▶ [Problem to solve]: Type out all the records word for word. Any pictures are to be left out.

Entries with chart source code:
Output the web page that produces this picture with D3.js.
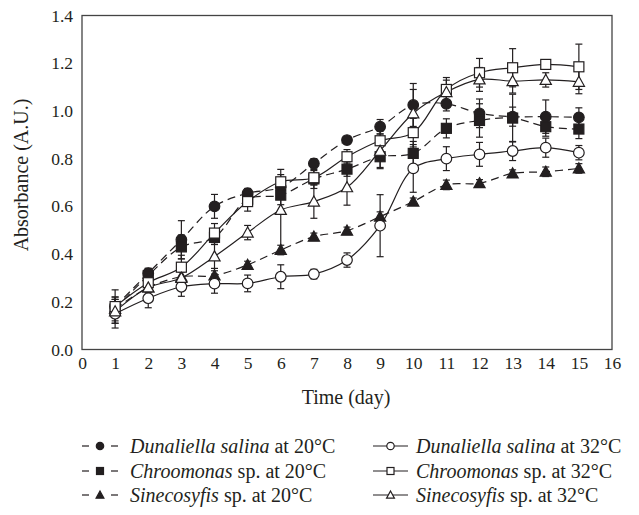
<!DOCTYPE html>
<html><head><meta charset="utf-8">
<script src="https://cdn.jsdelivr.net/npm/d3@7"></script>
<style>
body{margin:0;background:#fff;}
svg{display:block;font-family:"Liberation Serif","DejaVu Serif",serif;}
</style></head>
<body><svg id="c" width="639" height="515"></svg>
<script>
const days = [1,2,3,4,5,6,7,8,9,10,11,12,13,14,15];
const xTicks = [0,1,2,3,4,5,6,7,8,9,10,11,12,13,14,15,16];
const yTicks = [0,0.2,0.4,0.6,0.8,1.0,1.2,1.4];

const dsal20 = [0.18,0.32,0.46,0.60,0.655,0.68,0.78,0.878,0.934,1.025,1.03,0.99,0.976,0.976,0.973];
const dsal20Err = [0.07,0.02,0.08,0.05,0.02,0.03,0.02,0.015,0.03,0.09,0.03,0.06,0.04,0.07,0.04];
const chr20 = [0.17,0.31,0.43,0.47,0.63,0.647,0.715,0.756,0.808,0.822,0.927,0.96,0.97,0.934,0.924];
const chr20Err = [0.05,0.03,0.05,0.03,0.03,0.04,0.04,0.03,0.05,0.05,0.04,0.07,0.1,0.04,0.04];
const sin20 = [0.17,0.26,0.305,0.31,0.355,0.417,0.473,0.498,0.557,0.62,0.69,0.697,0.738,0.745,0.759];
const sin20Err = [0.03,0.02,0.02,0.03,0.015,0.02,0.015,0.015,0.02,0.015,0.02,0.015,0.015,0.02,0.02];
const dsal32 = [0.15,0.215,0.263,0.276,0.277,0.305,0.316,0.375,0.519,0.759,0.80,0.818,0.832,0.846,0.825];
const dsal32Err = [0.06,0.04,0.04,0.04,0.035,0.05,0.02,0.03,0.13,0.1,0.05,0.05,0.04,0.04,0.03];
const chr32 = [0.18,0.28,0.345,0.488,0.62,0.703,0.72,0.808,0.875,0.909,1.09,1.16,1.181,1.195,1.185];
const chr32Err = [0.04,0.03,0.05,0.04,0.04,0.03,0.03,0.03,0.04,0.06,0.05,0.06,0.08,0.02,0.095];
const sin32 = [0.16,0.26,0.30,0.39,0.49,0.585,0.62,0.68,0.833,0.99,1.079,1.132,1.125,1.13,1.122];
const sin32Err = [0.05,0.03,0.04,0.06,0.03,0.17,0.07,0.075,0.07,0.1,0.05,0.05,0.05,0.03,0.05];

const seriesNames = ["Dunaliella salina","Chroomonas","Sinecosyfis","Dunaliella salina","Chroomonas","Sinecosyfis"];
const seriesSuffix = [""," sp."," sp.",""," sp."," sp."];
const seriesTemps = ["20°C","20°C","20°C","32°C","32°C","32°C"];

const series = [
  {v:dsal20,e:dsal20Err,shape:"circle",filled:true,dashed:true},
  {v:chr20,e:chr20Err,shape:"square",filled:true,dashed:true},
  {v:sin20,e:sin20Err,shape:"triangle",filled:true,dashed:true},
  {v:dsal32,e:dsal32Err,shape:"circle",filled:false,dashed:false},
  {v:chr32,e:chr32Err,shape:"square",filled:false,dashed:false},
  {v:sin32,e:sin32Err,shape:"triangle",filled:false,dashed:false}
];
series.forEach((s,i)=>{s.name=seriesNames[i];s.suffix=seriesSuffix[i];s.temp=seriesTemps[i];});

const svg = d3.select("#c");
const L=82,R=612,T=15.5,B=349.5;
const x = d3.scaleLinear().domain([0,16]).range([L,R]);
const y = d3.scaleLinear().domain([0,1.4]).range([B,T]);
const ink="#231f20";

svg.append("rect").attr("x",L).attr("y",T).attr("width",R-L).attr("height",B-T)
  .attr("fill","none").attr("stroke","#444").attr("stroke-width",1.3);

const xa = svg.append("g").attr("transform",`translate(0,${B})`)
  .call(d3.axisBottom(x).tickValues(xTicks).tickFormat(d3.format("d")).tickSize(0).tickPadding(7));
const ya = svg.append("g").attr("transform",`translate(${L},0)`)
  .call(d3.axisLeft(y).tickValues(yTicks).tickFormat(d3.format(".1f")).tickSize(0).tickPadding(9));
[xa,ya].forEach(g=>{g.select(".domain").remove();
  g.selectAll("text").attr("font-size",17.5).attr("fill",ink).attr("font-family","Liberation Serif, serif");});

svg.append("text").attr("x",346).attr("y",404).attr("text-anchor","middle")
  .attr("font-size",20).attr("fill",ink).text("Time (day)");
svg.append("text").attr("transform",`translate(28,175) rotate(-90)`).attr("text-anchor","middle")
  .attr("font-size",20).attr("fill",ink).text("Absorbance (A.U.)");

const line = d3.line().x((d,i)=>x(days[i])).y(d=>y(d)).curve(d3.curveCatmullRom.alpha(0.5));

function drawMarker(g,shape,filled,cx,cy,sz){
  const fill = filled?ink:"#fff";
  if(shape==="circle"){
    g.append("circle").attr("cx",cx).attr("cy",cy).attr("r",sz*0.53).attr("fill",fill).attr("stroke",ink).attr("stroke-width",1.2);
  } else if(shape==="square"){
    const h=sz*0.5;
    g.append("rect").attr("x",cx-h).attr("y",cy-h).attr("width",2*h).attr("height",2*h).attr("fill",fill).attr("stroke",ink).attr("stroke-width",1.2);
  } else {
    const h=sz*0.56;
    g.append("path").attr("d",`M${cx},${cy-h}L${cx+h},${cy+h*0.8}L${cx-h},${cy+h*0.8}Z`).attr("fill",fill).attr("stroke",ink).attr("stroke-width",1.2);
  }
}

const eg = svg.append("g");
series.forEach(s=>{
  s.v.forEach((v,i)=>{
    const cx=x(days[i]);
    eg.append("line").attr("x1",cx).attr("x2",cx).attr("y1",y(v+s.e[i])).attr("y2",y(v-s.e[i])).attr("stroke",ink).attr("stroke-width",1.2);
    [v+s.e[i],v-s.e[i]].forEach(t=>eg.append("line").attr("x1",cx-3.5).attr("x2",cx+3.5).attr("y1",y(t)).attr("y2",y(t)).attr("stroke",ink).attr("stroke-width",1.2));
  });
});
series.forEach(s=>{
  svg.append("path").datum(s.v).attr("d",line).attr("fill","none").attr("stroke",ink)
    .attr("stroke-width",1.2).attr("stroke-dasharray",s.dashed?"8,5":null);
});
series.forEach(s=>{
  const g=svg.append("g");
  s.v.forEach((v,i)=>drawMarker(g,s.shape,s.filled,x(days[i]),y(v),10));
});

const legRows=[446,471,495];
const legCols=[{sx:82,ex:118,tx:130},{sx:373,ex:408,tx:416}];
series.forEach((s,i)=>{
  const col=legCols[i<3?0:1], ry=legRows[i%3];
  const g=svg.append("g");
  if(s.dashed){
    g.append("line").attr("x1",col.sx).attr("x2",col.sx+7).attr("y1",ry).attr("y2",ry).attr("stroke",ink).attr("stroke-width",1.2);
    g.append("line").attr("x1",col.ex-7).attr("x2",col.ex).attr("y1",ry).attr("y2",ry).attr("stroke",ink).attr("stroke-width",1.2);
  } else {
    g.append("line").attr("x1",col.sx).attr("x2",col.ex).attr("y1",ry).attr("y2",ry).attr("stroke",ink).attr("stroke-width",1.2);
  }
  drawMarker(g,s.shape,s.filled,(col.sx+col.ex)/2,ry,7);
  const t=g.append("text").attr("x",col.tx).attr("y",ry+6.5).attr("font-size",20).attr("fill",ink);
  t.append("tspan").attr("font-style","italic").text(s.name);
  t.append("tspan").text(s.suffix+" at "+s.temp);
});
</script></body></html>
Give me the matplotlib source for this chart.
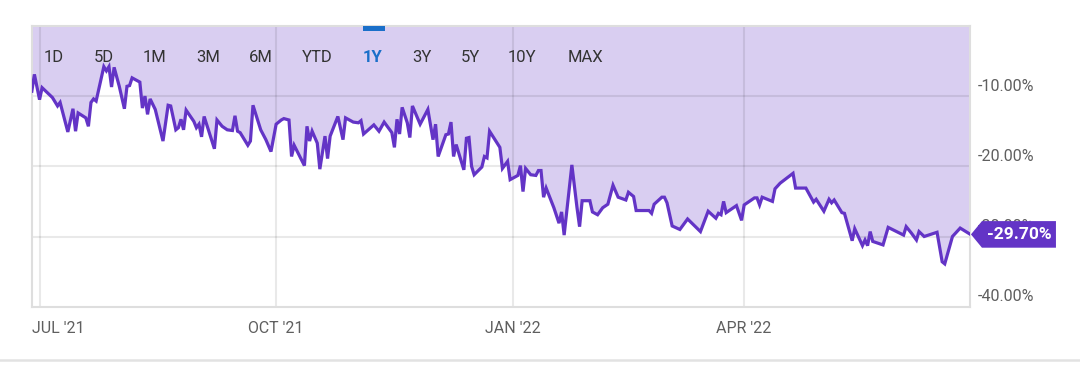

▶ [Response]:
Output the web page that produces this picture with D3.js.
<!DOCTYPE html>
<html><head><meta charset="utf-8">
<script src="https://cdn.jsdelivr.net/npm/d3@7"></script>
<style>
body{margin:0;background:#fff;}
svg{display:block;font-family:"Liberation Serif","DejaVu Serif",serif;}
</style></head>
<body><svg id="c" width="639" height="515"></svg>
<script>
const days = [1,2,3,4,5,6,7,8,9,10,11,12,13,14,15];
const xTicks = [0,1,2,3,4,5,6,7,8,9,10,11,12,13,14,15,16];
const yTicks = [0,0.2,0.4,0.6,0.8,1.0,1.2,1.4];

const dsal20 = [0.18,0.32,0.46,0.60,0.655,0.68,0.78,0.878,0.934,1.025,1.03,0.99,0.976,0.976,0.973];
const dsal20Err = [0.07,0.02,0.08,0.05,0.02,0.03,0.02,0.015,0.03,0.09,0.03,0.06,0.04,0.07,0.04];
const chr20 = [0.17,0.31,0.43,0.47,0.63,0.647,0.715,0.756,0.808,0.822,0.927,0.96,0.97,0.934,0.924];
const chr20Err = [0.05,0.03,0.05,0.03,0.03,0.04,0.04,0.03,0.05,0.05,0.04,0.07,0.1,0.04,0.04];
const sin20 = [0.17,0.26,0.305,0.31,0.355,0.417,0.473,0.498,0.557,0.62,0.69,0.697,0.738,0.745,0.759];
const sin20Err = [0.03,0.02,0.02,0.03,0.015,0.02,0.015,0.015,0.02,0.015,0.02,0.015,0.015,0.02,0.02];
const dsal32 = [0.15,0.215,0.263,0.276,0.277,0.305,0.316,0.375,0.519,0.759,0.80,0.818,0.832,0.846,0.825];
const dsal32Err = [0.06,0.04,0.04,0.04,0.035,0.05,0.02,0.03,0.13,0.1,0.05,0.05,0.04,0.04,0.03];
const chr32 = [0.18,0.28,0.345,0.488,0.62,0.703,0.72,0.808,0.875,0.909,1.09,1.16,1.181,1.195,1.185];
const chr32Err = [0.04,0.03,0.05,0.04,0.04,0.03,0.03,0.03,0.04,0.06,0.05,0.06,0.08,0.02,0.095];
const sin32 = [0.16,0.26,0.30,0.39,0.49,0.585,0.62,0.68,0.833,0.99,1.079,1.132,1.125,1.13,1.122];
const sin32Err = [0.05,0.03,0.04,0.06,0.03,0.17,0.07,0.075,0.07,0.1,0.05,0.05,0.05,0.03,0.05];

const seriesNames = ["Dunaliella salina","Chroomonas","Sinecosyfis","Dunaliella salina","Chroomonas","Sinecosyfis"];
const seriesSuffix = [""," sp."," sp.",""," sp."," sp."];
const seriesTemps = ["20°C","20°C","20°C","32°C","32°C","32°C"];

const series = [
  {v:dsal20,e:dsal20Err,shape:"circle",filled:true,dashed:true},
  {v:chr20,e:chr20Err,shape:"square",filled:true,dashed:true},
  {v:sin20,e:sin20Err,shape:"triangle",filled:true,dashed:true},
  {v:dsal32,e:dsal32Err,shape:"circle",filled:false,dashed:false},
  {v:chr32,e:chr32Err,shape:"square",filled:false,dashed:false},
  {v:sin32,e:sin32Err,shape:"triangle",filled:false,dashed:false}
];
series.forEach((s,i)=>{s.name=seriesNames[i];s.suffix=seriesSuffix[i];s.temp=seriesTemps[i];});

const svg = d3.select("#c");
const L=82,R=612,T=15.5,B=349.5;
const x = d3.scaleLinear().domain([0,16]).range([L,R]);
const y = d3.scaleLinear().domain([0,1.4]).range([B,T]);
const ink="#231f20";

svg.append("rect").attr("x",L).attr("y",T).attr("width",R-L).attr("height",B-T)
  .attr("fill","none").attr("stroke","#444").attr("stroke-width",1.3);

const xa = svg.append("g").attr("transform",`translate(0,${B})`)
  .call(d3.axisBottom(x).tickValues(xTicks).tickFormat(d3.format("d")).tickSize(0).tickPadding(7));
const ya = svg.append("g").attr("transform",`translate(${L},0)`)
  .call(d3.axisLeft(y).tickValues(yTicks).tickFormat(d3.format(".1f")).tickSize(0).tickPadding(9));
[xa,ya].forEach(g=>{g.select(".domain").remove();
  g.selectAll("text").attr("font-size",17.5).attr("fill",ink).attr("font-family","Liberation Serif, serif");});

svg.append("text").attr("x",346).attr("y",404).attr("text-anchor","middle")
  .attr("font-size",20).attr("fill",ink).text("Time (day)");
svg.append("text").attr("transform",`translate(28,175) rotate(-90)`).attr("text-anchor","middle")
  .attr("font-size",20).attr("fill",ink).text("Absorbance (A.U.)");

const line = d3.line().x((d,i)=>x(days[i])).y(d=>y(d)).curve(d3.curveCatmullRom.alpha(0.5));

function drawMarker(g,shape,filled,cx,cy,sz){
  const fill = filled?ink:"#fff";
  if(shape==="circle"){
    g.append("circle").attr("cx",cx).attr("cy",cy).attr("r",sz*0.53).attr("fill",fill).attr("stroke",ink).attr("stroke-width",1.2);
  } else if(shape==="square"){
    const h=sz*0.5;
    g.append("rect").attr("x",cx-h).attr("y",cy-h).attr("width",2*h).attr("height",2*h).attr("fill",fill).attr("stroke",ink).attr("stroke-width",1.2);
  } else {
    const h=sz*0.56;
    g.append("path").attr("d",`M${cx},${cy-h}L${cx+h},${cy+h*0.8}L${cx-h},${cy+h*0.8}Z`).attr("fill",fill).attr("stroke",ink).attr("stroke-width",1.2);
  }
}

const eg = svg.append("g");
series.forEach(s=>{
  s.v.forEach((v,i)=>{
    const cx=x(days[i]);
    eg.append("line").attr("x1",cx).attr("x2",cx).attr("y1",y(v+s.e[i])).attr("y2",y(v-s.e[i])).attr("stroke",ink).attr("stroke-width",1.2);
    [v+s.e[i],v-s.e[i]].forEach(t=>eg.append("line").attr("x1",cx-3.5).attr("x2",cx+3.5).attr("y1",y(t)).attr("y2",y(t)).attr("stroke",ink).attr("stroke-width",1.2));
  });
});
series.forEach(s=>{
  svg.append("path").datum(s.v).attr("d",line).attr("fill","none").attr("stroke",ink)
    .attr("stroke-width",1.2).attr("stroke-dasharray",s.dashed?"8,5":null);
});
series.forEach(s=>{
  const g=svg.append("g");
  s.v.forEach((v,i)=>drawMarker(g,s.shape,s.filled,x(days[i]),y(v),10));
});

const legRows=[446,471,495];
const legCols=[{sx:82,ex:118,tx:130},{sx:373,ex:408,tx:416}];
series.forEach((s,i)=>{
  const col=legCols[i<3?0:1], ry=legRows[i%3];
  const g=svg.append("g");
  if(s.dashed){
    g.append("line").attr("x1",col.sx).attr("x2",col.sx+7).attr("y1",ry).attr("y2",ry).attr("stroke",ink).attr("stroke-width",1.2);
    g.append("line").attr("x1",col.ex-7).attr("x2",col.ex).attr("y1",ry).attr("y2",ry).attr("stroke",ink).attr("stroke-width",1.2);
  } else {
    g.append("line").attr("x1",col.sx).attr("x2",col.ex).attr("y1",ry).attr("y2",ry).attr("stroke",ink).attr("stroke-width",1.2);
  }
  drawMarker(g,s.shape,s.filled,(col.sx+col.ex)/2,ry,7);
  const t=g.append("text").attr("x",col.tx).attr("y",ry+6.5).attr("font-size",20).attr("fill",ink);
  t.append("tspan").attr("font-style","italic").text(s.name);
  t.append("tspan").text(s.suffix+" at "+s.temp);
});
</script></body></html>
Give me the matplotlib source for this chart.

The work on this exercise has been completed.